The treatment of migrants and refugees by public service providers in host countries has always been a point of interest for different stakeholders, and even more so in Europe in the face of the significant migratory movement occurring during the bigger part of the second decade of the 21st century.
It is in this context that the implementation of a more individualised approach to providing public services to newcomers, focusing on their age, gender and diversity (AGD), has been increasingly streamlined by key stakeholders, such as the UNHCR, as a tool improving the efficiency and utility of these services. Based on age, gender and diversity, assessment of the quality of provided services may shine a light on the issues and flaws of those by seeking the input of the people who experience them directly.
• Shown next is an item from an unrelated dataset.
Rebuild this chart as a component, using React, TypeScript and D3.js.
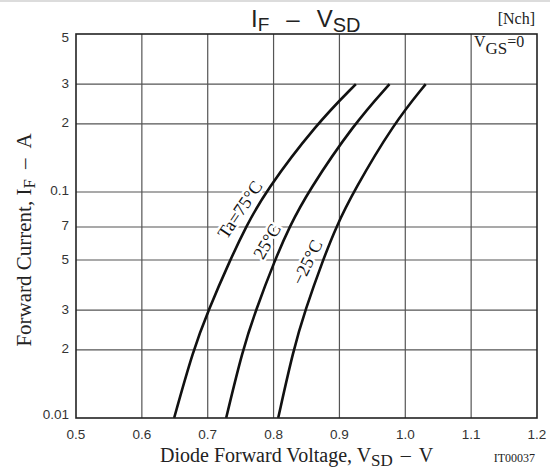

As noted by the UNHCR, age influences, and can enhance or diminish, a person’s capacity to exercise his or her rights, gender often defines the duties, responsibilities, constraints, opportunities and privileges of women and men in their context, while, concerning diversity, UNCHR undertakes to ensure that all persons of concern are protected appropriately.
In a 2017 UNCHR AGD Participatory Assessment in Bulgaria, for instance, the most important integration-related issues experienced by asylum-seekers were education and learning of languages, labor market integration, as well as culture and media. Asylum-seekers and refugees pointed to the need of courses in English, German and Bulgarian, as well as an overall need to improve the access to information and facilitating and simplifying their interaction with the administration. Additionally, asylum seekers and refugees expressed the need for more cultural visits, social events and other community-building experiences to help build a more positive media representation of refugees, as predominantly negative stereotypes have been identified as an obstacle to integration. As per the labor market issues, the need for more targeted vocational training of refugees based on the needs of the local economy has been identified as a remedy to the difficulties of finding employment. Gender-related issues have been identified, such as refugee women lacking work experience in their countries of origin, which negatively impacts their subsequent attempts to enter the labour market in Bulgaria. Age-wise, the elderly may be in difficulty moving freely within and outside refugee centres due to lacking infrastructure and there is lack of information on the application procedure for pensions and other social rights.